The Spotify IPO?

I will be dating myself with this reference, but… much like the old Fleetwood Mac album, “Rumours” are swirling around Spotify potentially seeking a “direct listing” versus a traditional IPO. Whether or not it happens remains to be seen, but I wanted to take this opportunity to share my perspective on the potential benefits and drawbacks associated with such a move.

A direct listing is different from a traditional initial public offering (IPO) in that there’s no fundraising as part of the process. Instead, a company like Spotify would simply list its once-private shares for trade on a public exchange so shareholders could trade them. After some period of trading, a market price is established, at which point the company could consider selling stock to raise more capital.

There could be many reasons Spotify is considering this idea. One, the company likely desires to get liquidity for shareholders yet could be sitting on plenty of cash so doesn’t have a pressing need for capital. Two, it’s possible that a direct listing would help avoid the possibly dilutive impacts from the handling of the convertible bond Spotify issued previously in 2016 and/or from anti-dilution provisions from prior rounds of preferred stock that won’t trigger. Three, the company could be seeking to avoid the costs associated with the underwriters spread (fees they take on an IPO), and the discount at which shares are usually sold in an IPO.

If Spotify goes through with a direct listing, I doubt others will copy it. There are considerable risks to this kind of approach:

  • The Friendly Klieg Lights. Underwriters dispatch research analysts to cover stocks.
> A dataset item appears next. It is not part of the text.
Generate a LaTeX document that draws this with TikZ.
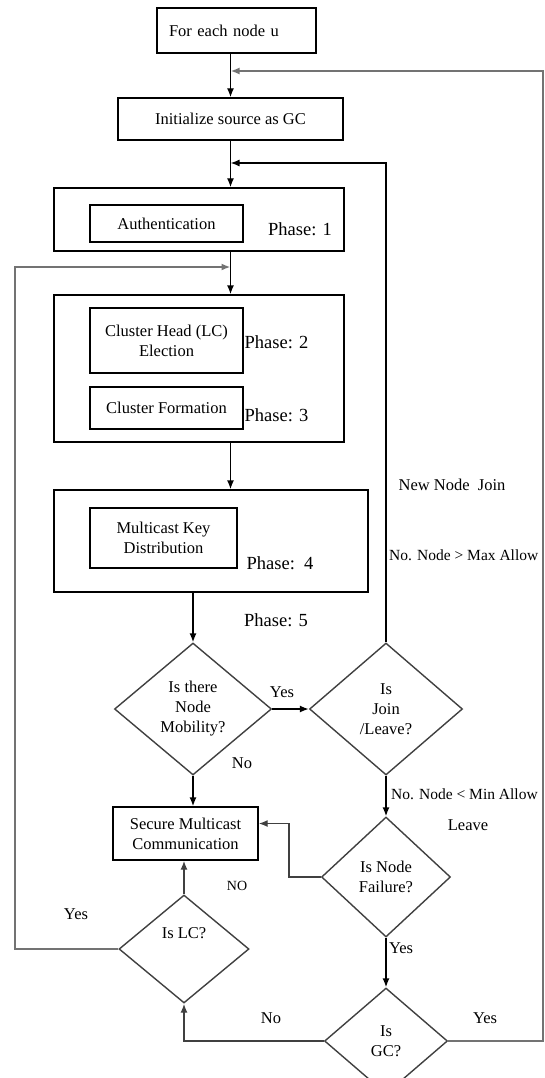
\documentclass[tikz,border=0pt]{standalone}
\usepackage{fontspec}
\setmainfont{Liberation Serif}
\usetikzlibrary{shapes.geometric,arrows.meta}

\begin{document}
\begin{tikzpicture}[x=1pt,y=-1pt,
  font=\fontsize{16.5}{20}\selectfont,
  >={Latex[length=9pt,width=7pt]},
  box/.style={draw,line width=1.4pt,inner sep=0pt,align=center},
  decision/.style={diamond,draw=black!75,line width=1.4pt,inner sep=0pt,align=center},
  phase/.style={font=\fontsize{18.5}{20}\selectfont},
  edgelbl/.style={anchor=west,inner sep=0pt,font=\fontsize{15.5}{18}\selectfont},
  loopline/.style={draw=black!55,line width=2pt,->},
  flow/.style={line width=1.4pt,->}]

\useasboundingbox (0,0) rectangle (545,1078);

% boxes
\node[box,minimum width=159pt,minimum height=45pt,text width=135pt,inner xsep=12pt,align=left] (start) at (236.5,30.5) {For each node u};
\node[box,minimum width=225pt,minimum height=42pt] (init) at (230.5,119) {Initialize source as GC};
\node[box,minimum width=290pt,minimum height=63pt] (ph1) at (199,219.5) {};
\node[box,minimum width=153pt,minimum height=37pt] (auth) at (166.5,223.5) {Authentication};
\node[phase] (ph1lbl) at (300,229) {Phase: 1};
\node[box,minimum width=290pt,minimum height=147pt] (ph23) at (199,368.5) {};
\node[box,minimum width=153pt,minimum height=65pt] (chead) at (166.5,340.5) {Cluster Head (LC)\\Election};
\node[phase] (ph2lbl) at (276.5,342) {Phase: 2};
\node[box,minimum width=153pt,minimum height=42pt] (cform) at (166.5,408) {Cluster Formation};
\node[phase] (ph3lbl) at (276.5,415) {Phase: 3};
\node[box,minimum width=314pt,minimum height=102pt] (mkd) at (211,541) {};
\node[box,minimum width=147pt,minimum height=60pt] (mkdin) at (163.5,538) {Multicast Key\\Distribution};
\node[phase] (ph4lbl) at (280,563) {Phase:\ \ 4};
\node[phase] (ph5lbl) at (276,620) {Phase: 5};
\node[box,minimum width=145pt,minimum height=53pt] (smc) at (185.5,833.5) {Secure Multicast\\Communication};

% decisions
\node[decision,minimum width=157pt,minimum height=132pt] (mob) at (193,709) {Is there\\Node\\Mobility?};
\node[decision,minimum width=153pt,minimum height=132pt] (join) at (386,709) {Is\\Join\\/Leave?};
\node[decision,minimum width=129pt,minimum height=120pt] (fail) at (386,877) {Is Node\\Failure?};
\node[decision,minimum width=130pt,minimum height=108pt] (lc) at (184,949) {Is LC?\\[12pt]};
\node[decision,minimum width=123pt,minimum height=106pt] (gc) at (386,1041) {Is\\GC?};

% labels
\node (yesmob) at (282,692) {Yes};
\node (nomob) at (242,763) {No};
\node (newjoin) at (452,485) {New Node\ \ Join};
\node[edgelbl] (maxallow) at (389,555) {No. Node > Max Allow};
\node[edgelbl] (minallow) at (391,794) {No. Node < Min Allow};
\node (leave) at (468,825) {Leave};
\node[font=\fontsize{14}{16}\selectfont] (nofail) at (237,886) {NO};
\node (yeslc) at (76,914) {Yes};
\node (yesfail) at (401,948) {Yes};
\node (nogc) at (271,1018) {No};
\node (yesgc) at (485,1018) {Yes};

% junctions
\coordinate (jtop) at (230.5,71);
\coordinate (jmid) at (230.5,163);
\coordinate (jleft) at (230.5,267);
\coordinate (rline) at (543,71);
\coordinate (lline) at (15,267);

% arrows
\draw[flow] (init.north |- start.south) -- (init.north);
\draw[flow] (init.south) -- (init.south |- ph1.north);
\draw[flow] (jleft |- ph1.south) -- (jleft |- ph23.north);
\draw[flow] (jleft |- ph23.south) -- (jleft |- mkd.north);
\draw[flow] (mob.north |- mkd.south) -- (mob.north);
\draw[flow] (mob.east) -- (join.west);
\draw[flow] (mob.south) -- (mob.south |- smc.north);
\draw[flow] (join.south) -- (fail.north);
\draw[flow,draw=black!75] (fail.west) -- ++(-32,0) |- ([yshift=10pt]smc.east);
\draw[flow] (fail.south) -- (gc.north);
\draw[flow,draw=black!75] (gc.west) -| (lc.south);
\draw[flow,draw=black!75] (lc.north) -- (lc.north |- smc.south);

% loops back
\draw[flow] (join.north) |- (jmid);
\draw[loopline] (gc.east) -| (rline) -- (jtop);
\draw[loopline] (lc.west) -| (lline) -- (jleft);
\end{tikzpicture}
\end{document}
While sell-side research is often viewed as less valuable than proprietary buy-side research, it still helps educate the market and keeps companies in the public eye. The IPO roadshow also serves as an opportunity to further strengthen a company’s brand. The press covers it. The PR machine whips up to the point where everyone is talking about it, and that can have a lasting effect. (Despite the shrinkage of publicly listed companies over the past decade, there are still more than 5,000 companies that trade publicly in the U.S., so it’s easy to get lost in the noise).
  • New Money, New Friends. Despite all the flipping associated with IPOs, many companies harvest new relationships with large institutions who buy into IPOs to establish (or continue building) long-term positions – this is helpful as companies transition their shareholder base from VCs to public investors.
  • Lock Ups. IPOs include lock up agreements for existing shareholders. Lock ups enable a more orderly transfer of ownership from founders and VCs to public shareholders. In a direct listing, without lock up restrictions, the market could get flooded with sell orders, creating huge pricing pressure from which recovery is difficult.
  • Funky Structures. There are also some structural challenges with this type of deal. For instance, since VCs usually buy preferred stock, conversion from preferred to common stock usually occurs upon a “qualifying IPO,” as defined in each financing. A direct listing typically won’t force conversion of preferred to common, so companies who do direct listings could end up with lots of preferred stock outstanding in addition to common shares. There is limited history with this type of capital structure in the public market and it will likely deter many from buying common stock in a company which does a direct listing.

Despite these potential risks, we should not forget there are very smart observers who applaud Spotify trying this approach (if the rumors are true). Fred Wilson recently opined that the idea of direct listings is super interesting given the availability of capital for private companies nowadays. Additionally, Spotify’s CFO — Barry McCarthy (previously CFO of Netflix) — is widely regarded as one of the smartest minds on Wall Street. Spotify is also a truly global brand, recognizable worldwide. That may be enough to relieve them of going through the pomp and circumstance of a traditional IPO process, despite the challenging capital structure issues it still has. I wouldn’t bet against McCarthy and his team, though I also wouldn’t expect many other companies to try a direct listing anytime soon. Like a new album hitting Spotify from a favorite artist, this will be fun to watch (and listen to).